Following a challenge by the Environmental Council of Central Queensland, an appeal hearing on the Environment Minister is being decided regarding the law to scrutinise the climate harm of new coal and gas projects.
Three Federal Court judges are deciding whether Tanya Plibersek’s risk assessment of the Narrabri and Mount Pleasant coal mine proposals in NSW were adequate, the first court challenge to a coal or gas decision made by her.
The council was represented by Environmental Justice Australia on 12 and 13 of February, appealing against the sole Justice of the Federal Court’s full bench made on 11 October in what’s known as the Living Wonders case.
In the judicial review, Justice McElwaine determined there was no legal error in Ms Plibersek’s reasoning that large export-oriented coal mines in Australia will produce ”no net increase” in global greenhouse gas emissions (GHG). Or that they are too ”small” to warrant detailed assessment under the Environment Protection and Biodiversity Conservation Act 1999 (EPBC).
The Journal of Environment Law states this was despite the Minister having accepted this climate change science, along with the need for substantial reductions in GHG emissions to avoid related existential threats.
Until the result of this appeal is determined, Minister Plibersek, in line with departmental policy, committed to keep 19 coal and gas proposals on hold because of their environmental risks. However, the Boggabri coal mine in NSW, the Caval Ridge mine horse pit extension and the Winchester South coal mine in Queensland have been approved by their respective state governments. None of them can go ahead without the final approval of the Environment Minister.
Climate Council research director Dr Simon Bradshaw said the government’s approval of new coal mines without considering the climate harm was extraordinarily reckless.
“The lifetime emissions of the two coal mines at the centre of this case total 1.35bn tonnes of carbon pollution – roughly triple Australia’s total emissions last year – which would significantly contribute to the warming of our planet,” Dr Bradshaw said.
“There are many more fossil fuel applications currently sitting on the Environment Minister’s desk, including the Winchester South coal mine, which, if approved, will be Australia’s biggest greenfield coal mine.
“The impact on the people and places we love is clear – communities slammed by fires, then floods, our precious ecosystems suffering irreparable damage.”
An independent think tank’s recent report found that Queensland leads the nation for investment into transmission, large-scale, low-cost renewable energy and consumer energy resources (CER) due to its $62bn Energy and Jobs Plan.
Climate Energy Finance (CEF) said the state’s growing energy sources would see the retirement of its once-dominant coal fleet in just over a decade, around 2035.
Leading energy analyst and co-author of the report, Tim Buckley, said as director of CEF he urged the government to commit another $100bn to the May Federal Budget.
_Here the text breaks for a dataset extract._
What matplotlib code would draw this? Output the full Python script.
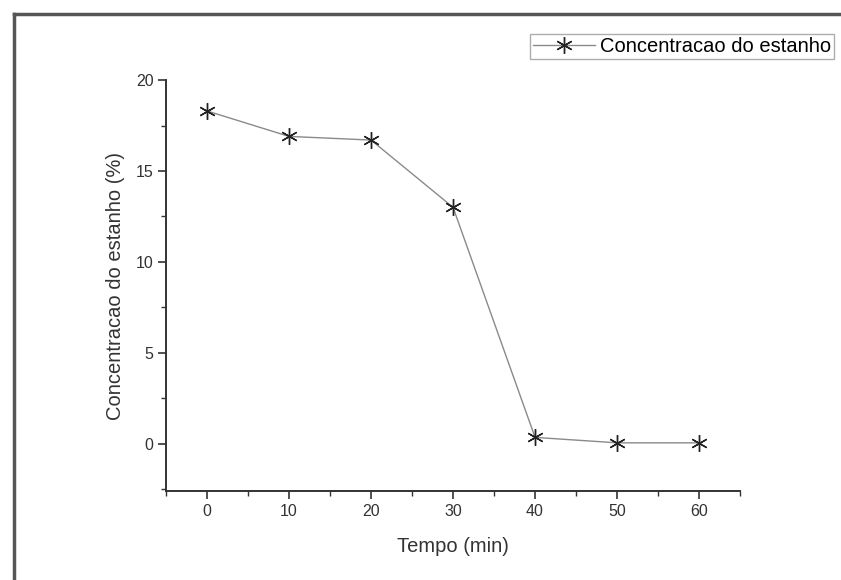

“This would unleash hundreds of billions in private capital and accelerate nationwide decarbonisation commensurate with the scale of our opportunity to lead the world in cheap firmed renewables and dominate the market in energy transition materials such as value-added critical minerals,” he said.
“While neither Queensland’s pumped hydro storage nor CopperString projects are commercially viable in isolation, the government’s investment is an enabler of massive follow-on investment, signalling political confidence and policy certainty to investors, accelerating momentum, and underwriting the transformation.”